Over four years, I wrote in bursts. Some months I added thousands of words. Some months I opened the manuscript, changed a comma, and closed it again feeling like I'd accomplished something. I hadn't.
The manuscript grew to roughly 78,000 words across nearly forty chapters. That should have felt like progress. Often it just felt like evidence that I had been at this a very long time without reaching the end.
When You Go Blind to Your Own Words
The hardest part wasn't writer's block. It was something worse: familiarity.
When you've read the same chapter fifteen times, you stop seeing what's actually on the page. You see what you meant to write. You skim past awkward sentences because your brain autocorrects them. You miss the scene that drags because you've already lived through it in your head a hundred times.

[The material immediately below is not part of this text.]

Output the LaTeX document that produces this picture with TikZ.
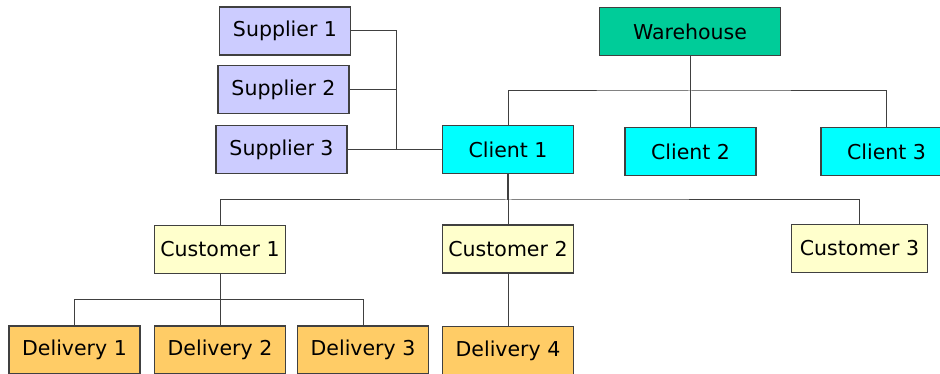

I became blind to my own text.
It's not that the work is bad. It's that you've spent so long inside it that you've lost the ability to read it the way a reader would. The story you once loved starts to feel like homework.

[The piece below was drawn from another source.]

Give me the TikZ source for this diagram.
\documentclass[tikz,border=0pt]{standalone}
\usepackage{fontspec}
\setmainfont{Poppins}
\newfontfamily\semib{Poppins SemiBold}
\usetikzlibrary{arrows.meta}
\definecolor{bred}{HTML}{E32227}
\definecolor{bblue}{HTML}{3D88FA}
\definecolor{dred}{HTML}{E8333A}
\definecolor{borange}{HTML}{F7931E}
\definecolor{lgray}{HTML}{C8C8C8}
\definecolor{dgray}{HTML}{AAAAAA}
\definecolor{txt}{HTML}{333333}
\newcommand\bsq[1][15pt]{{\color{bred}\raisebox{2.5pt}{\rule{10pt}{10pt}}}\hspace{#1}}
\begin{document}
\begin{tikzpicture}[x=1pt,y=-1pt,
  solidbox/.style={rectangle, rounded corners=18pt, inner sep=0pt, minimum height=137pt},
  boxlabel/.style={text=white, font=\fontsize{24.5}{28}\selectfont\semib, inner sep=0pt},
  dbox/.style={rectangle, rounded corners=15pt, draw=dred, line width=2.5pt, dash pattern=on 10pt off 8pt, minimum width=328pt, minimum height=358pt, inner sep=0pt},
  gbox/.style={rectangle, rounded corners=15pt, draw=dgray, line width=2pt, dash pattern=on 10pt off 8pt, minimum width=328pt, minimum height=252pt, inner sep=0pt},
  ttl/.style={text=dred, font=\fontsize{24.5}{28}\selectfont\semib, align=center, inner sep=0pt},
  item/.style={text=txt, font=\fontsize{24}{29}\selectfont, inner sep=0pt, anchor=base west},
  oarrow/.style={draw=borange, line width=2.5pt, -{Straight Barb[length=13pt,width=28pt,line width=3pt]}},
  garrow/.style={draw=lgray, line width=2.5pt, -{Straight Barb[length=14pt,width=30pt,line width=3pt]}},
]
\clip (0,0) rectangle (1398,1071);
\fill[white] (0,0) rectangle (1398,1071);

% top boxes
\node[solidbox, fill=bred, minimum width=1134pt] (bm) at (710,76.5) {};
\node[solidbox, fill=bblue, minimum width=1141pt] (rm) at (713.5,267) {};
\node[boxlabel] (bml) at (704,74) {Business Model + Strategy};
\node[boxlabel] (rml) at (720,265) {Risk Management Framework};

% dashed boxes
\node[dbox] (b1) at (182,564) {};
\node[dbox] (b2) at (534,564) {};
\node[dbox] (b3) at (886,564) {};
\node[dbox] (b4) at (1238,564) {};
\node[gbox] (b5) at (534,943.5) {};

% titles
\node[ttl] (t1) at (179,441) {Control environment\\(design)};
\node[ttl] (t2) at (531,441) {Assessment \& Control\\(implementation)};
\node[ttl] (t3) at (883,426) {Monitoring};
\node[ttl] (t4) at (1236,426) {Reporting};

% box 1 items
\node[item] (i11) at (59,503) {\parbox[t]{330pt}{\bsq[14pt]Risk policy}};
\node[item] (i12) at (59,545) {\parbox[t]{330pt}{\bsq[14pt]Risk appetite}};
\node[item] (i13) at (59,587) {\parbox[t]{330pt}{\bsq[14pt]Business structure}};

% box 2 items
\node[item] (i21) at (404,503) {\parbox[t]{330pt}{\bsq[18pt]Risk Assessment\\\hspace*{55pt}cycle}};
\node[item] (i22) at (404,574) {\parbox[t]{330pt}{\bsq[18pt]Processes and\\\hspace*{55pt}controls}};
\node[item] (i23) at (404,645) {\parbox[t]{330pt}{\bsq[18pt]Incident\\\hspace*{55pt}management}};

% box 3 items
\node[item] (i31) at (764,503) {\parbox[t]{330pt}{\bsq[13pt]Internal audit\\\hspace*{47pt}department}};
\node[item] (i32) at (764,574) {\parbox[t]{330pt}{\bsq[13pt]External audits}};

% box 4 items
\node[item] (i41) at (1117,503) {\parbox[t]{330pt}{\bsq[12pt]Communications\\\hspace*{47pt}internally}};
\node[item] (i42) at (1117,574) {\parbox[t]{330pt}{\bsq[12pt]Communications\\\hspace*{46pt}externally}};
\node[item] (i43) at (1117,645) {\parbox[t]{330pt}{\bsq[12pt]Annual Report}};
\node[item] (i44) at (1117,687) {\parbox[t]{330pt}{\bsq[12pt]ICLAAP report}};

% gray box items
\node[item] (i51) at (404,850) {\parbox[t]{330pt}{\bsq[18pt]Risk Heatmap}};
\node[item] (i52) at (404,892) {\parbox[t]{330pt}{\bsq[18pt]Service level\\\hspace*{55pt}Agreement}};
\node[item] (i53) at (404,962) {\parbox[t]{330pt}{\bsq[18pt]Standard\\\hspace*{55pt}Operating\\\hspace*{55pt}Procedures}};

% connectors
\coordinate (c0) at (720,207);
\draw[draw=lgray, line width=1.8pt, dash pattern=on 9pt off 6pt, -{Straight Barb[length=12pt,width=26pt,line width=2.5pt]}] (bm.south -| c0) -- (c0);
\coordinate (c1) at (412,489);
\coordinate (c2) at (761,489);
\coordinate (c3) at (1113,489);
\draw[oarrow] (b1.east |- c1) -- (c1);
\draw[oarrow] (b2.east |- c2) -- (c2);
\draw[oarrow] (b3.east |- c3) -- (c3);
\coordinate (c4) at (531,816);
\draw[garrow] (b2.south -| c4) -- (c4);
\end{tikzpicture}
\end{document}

There were weeks when I dreaded opening the document. Not because I didn't care about the book, but because I couldn't trust my own judgment anymore. Was this chapter actually boring, or was I just tired of it? That uncertainty is exhausting.
What Four Years Taught Me
I'm not going to pretend I emerged with all the answers. But I did learn things I couldn't have learned from a shorter project.
Distance is not optional; it's a tool. The chapters I revised after stepping away for a month were almost always better than the ones I polished in daily marathons. Your brain needs time to forget what you intended so it can see what you wrote.
Writing and finishing are different skills. I was good at generating scenes and building worlds. What I had to learn, painfully, was how to keep going when the magic faded. Finishing requires a stubbornness that has nothing to do with inspiration.
You can't hold the whole book in your head. Trying to see every thread at once made me paralyzed. What worked was narrowing the scope: one chapter, one scene, one problem at a time.
Revision has seasons. Some passes were for cutting. Some for continuity. Some for dialogue only. Treating every session as "fix everything" was a recipe for burnout.
Momentum beats perfection. The Thirty30k challenge in February pushed me to write a thousand words a day, and that rhythm did something months of tinkering couldn't: it reminded me that forward motion is its own kind of fuel.
The End (For Now)
A couple of months ago, I wrote the final scene. The well on the meadow. The tree with red leaves. A new soul waking up not knowing where he is, but feeling, somewhere deep, that he's in the right place.
I sat there afterward for a long time. More like exhaling after holding your breath for four years than celebrating.
This is a first draft. There's editing ahead, and probably more blindness, and scenes I'll read a dozen more times. But the story has an ending now. The book exists as a whole thing, not an endless promise. That matters more than I expected.
If you're circling the same chapters, wondering if you've lost the thread: you probably haven't. You might just be too close to see it. Finish the messy version first. You can make it beautiful later.
The Well of Souls took me four years. I wouldn't recommend the timeline. But I wouldn't trade what I learned for a faster one, either.